Find Us On Social Media :

Mengenang G30S: Pasca Penculikan, Kehidupan Anak Jenderal Berubah Total (2)

By Tjahjo Widyasmoro , Selasa, 1 Oktober 2013 | 05:30 WIB

Mengenang G30S: Pasca Penculikan, Kehidupan Anak Jenderal Berubah Total (2)

Tulisan ini diambil dari artikel “Jalan Damai Anak-Anak Korban Konflik 1965” (Intisari, September 2004)

----------------------------

Intisari-Online.com - Peristiwa G30S mengubah kehidupan jutaan rakyat Indonesia. Terutama bagi mereka yang kehilangan sanak keluarganya, akibat peristiwa pembantaian massal ratusan ribu orang. Tak terkecuali di dalamnya, keluarga dari para Jenderal yang kala itu juga menjadi korban.

Amelia Yani, putri Letnan Jenderal Achmad Yani, salah satu Pahlawan Revolusi, kala itu baru berusia 16 tahun. Hari-hari yang kemudian dilaluinya, tidak bisa lepas dari derai air mata dan tekanan psikologis. Kesedihannya bukan hanya karena ia menyaksikan peristiwa keji itu secara langsung. Selama beberapa waktu kemudian, ia selalu bisa merasakan bau kematian karena ia tetap tinggal di rumah tempat terjadinya peristiwa itu, di Jalan Lembang, Jakarta Pusat.

Jika hari telah gelap, Amelia merasakan rumahnya begitu sunyi mencekam. Sosok ayahnya yang berwibawa, kadang penuh canda, atau kali lain masih seibuk bekerja dengan stafnya hingga larut malam, mendadak hilang.

Taraf kehidupan keluarganya menurun drastis. Segala fasilitas ayahnya dicabut, sehingga harus hidup prihatin. Ia menepis anggapan bahwa keluarga Achmad Yani mendapat fasilitas dari keluarga Soeharto sehingga tetap dapat hidup enak. “Tidak. Ibu selalu menanamkan untuk tidak begini,” kata Amelia dengan tangan menengadah.

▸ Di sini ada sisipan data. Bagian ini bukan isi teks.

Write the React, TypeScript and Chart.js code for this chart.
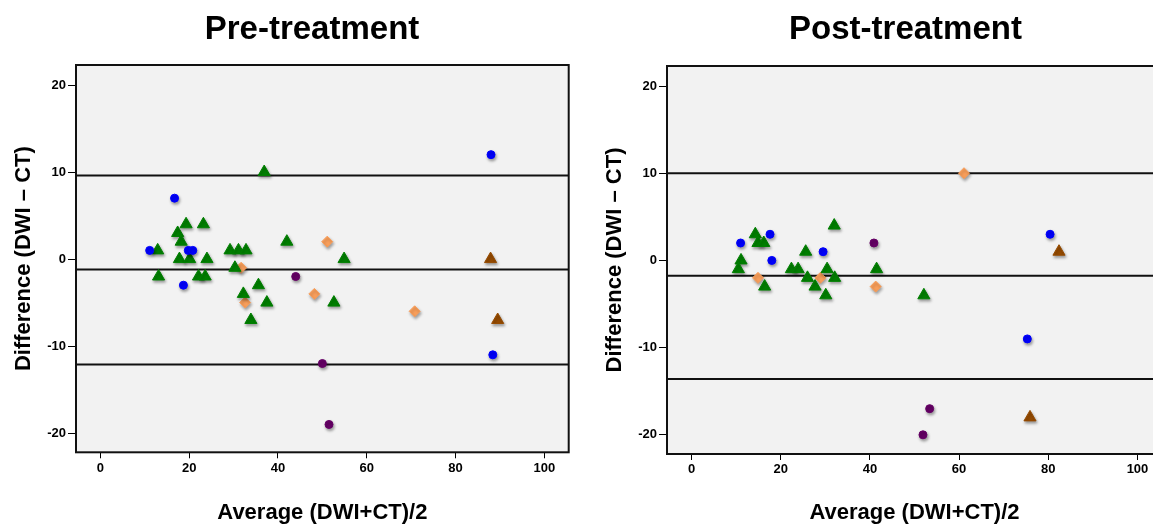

Pukulan terberat dirasakan ibunya, Yayu Ruliah Sutodiwiryo, karena saat penculikan terjadi tidak berada di rumah akibat masalah rumah tangga. “Kalau sore, kami mencari di mana ibu. Sering kami jumpai beliau ada di ruangan tempat menggantung semua baju-baju bapak. Beliau sering menangis sambil memegangi baju bapak yang ada bekas darahnya!” kenang Amelia. Akibat sering menyaksikan itu, Amelia harus berkonsultasi dengan psikiater dari Rumah Sakit Pusat Angkatan Darat selama setahun.

Seiring bergulir waktu dan kedewasaanya, barulah Amelia menyadari bahwa ia sebenarnya tidak sendirian. Selain keluarga Pahlawan Revolusi, pada posisi bersebarangan, jutaan anak-anak lain juga merasakan duka yang sama. Orangtua atau sanak saudara mereka menghilang karena dipenjarakan atau bahkan dibunuh tanpa alasan jelas. “Saya bisa merasakan apa yang mereka rasakan. Rasa kehilangan itu pastilah sama, tapi mereka pastinya lebih berat” kata Amelia berempati.